Let them seek their bread also out of their desolate places; either describing, as Kimchi thinks, the miserable cottages, forlorn and desolate houses, in which they lived, and from whence they went out to everyone that passed by, to ask relief of them; or it may be rendered,
because of their desolate places b; or, "after them"; so the Targum, "after their desolation was made"; when their grand house was left desolate, their temple, as our Lord said it should, and was, Matthew 23:38, and all their other houses in Jerusalem and in Judea; then were they obliged to seek their bread of others elsewhere, and by begging. The Syriac version wants this verse.
a Mifchar Hapeninim apud Buxtorf. Florileg.

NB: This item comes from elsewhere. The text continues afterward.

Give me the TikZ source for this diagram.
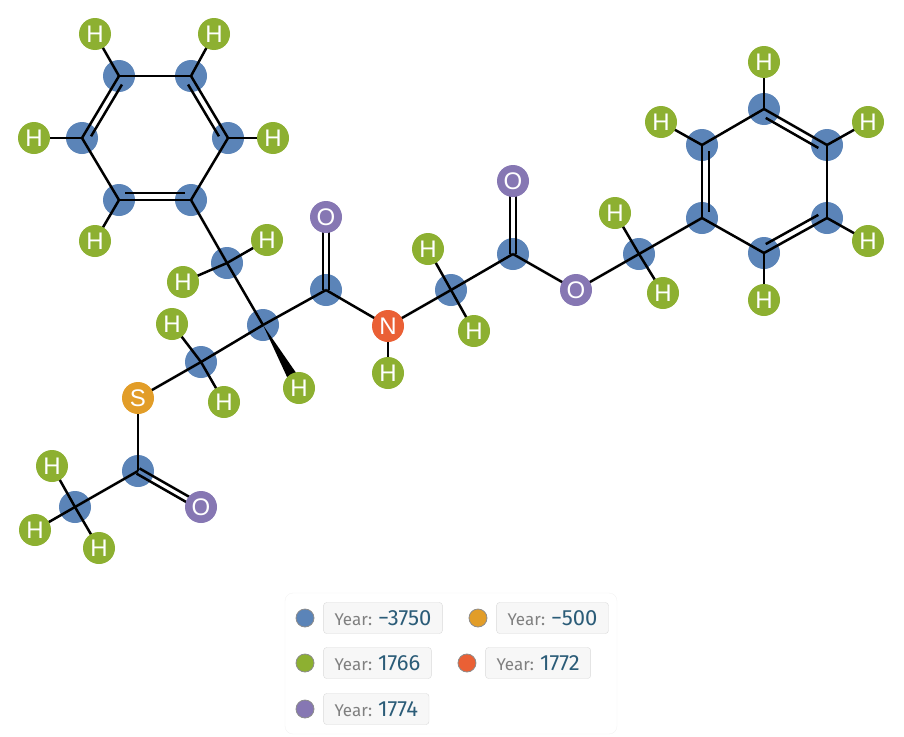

Heb. p. 262, 263. b So De Dieu, Gejerus, and some in Michaelis.
Barnes' Notes on the Bible
Let his children be continually vagabonds, and beg - Let them continually wander about with no home - no fixed habitation. Let them be compelled to ask their daily food at the hand of charity. Here we enter on a part of the psalm which is more difficult to be reconciled with a proper feeling than the portions which have been considered. It is, indeed, a frequent consequence of crime that the children of those who are punished “are” vagabonds and beggars, but this is not a necessary consequence; and there “seems” here, therefore, to be a mixture of personal feeling, or a feeling of revenge. This runs through the remaining portion of the imprecatory part of the psalm. I confess that it is difficult to explain this without admitting that the expressions are a record only of what actually occurred in the mind of a man, truly pious, but not perfect - a man who thus, to illustrate the workings of the mind even when the general character was holy, was allowed to record his own feelings, though wrong, just as he would record the conduct of another, or his own conduct, though wrong, as a simple matter of fact - a record of what actually was felt. The “record” may be exactly correct; the sentiment recorded may have been wholly incapable of vindication. See the General Introduction, Section 6 (6).
Let them seek their bread also out of their desolate places - In places uninhabited by man; in barren regions; in deserts: let them be compelled to live on the scanty food which they may pick up there - the roots, or the wild fruits, which will simply keep them alive. See the notes at Job 30:4.
Clarke's Notes on the Bible
Verse Psalms 109:10. Let his children - beg — The father having lost his office, the children must necessarily be destitute; and this is the hardest lot to which any can become subject, after having been born to the expectation of an ample fortune.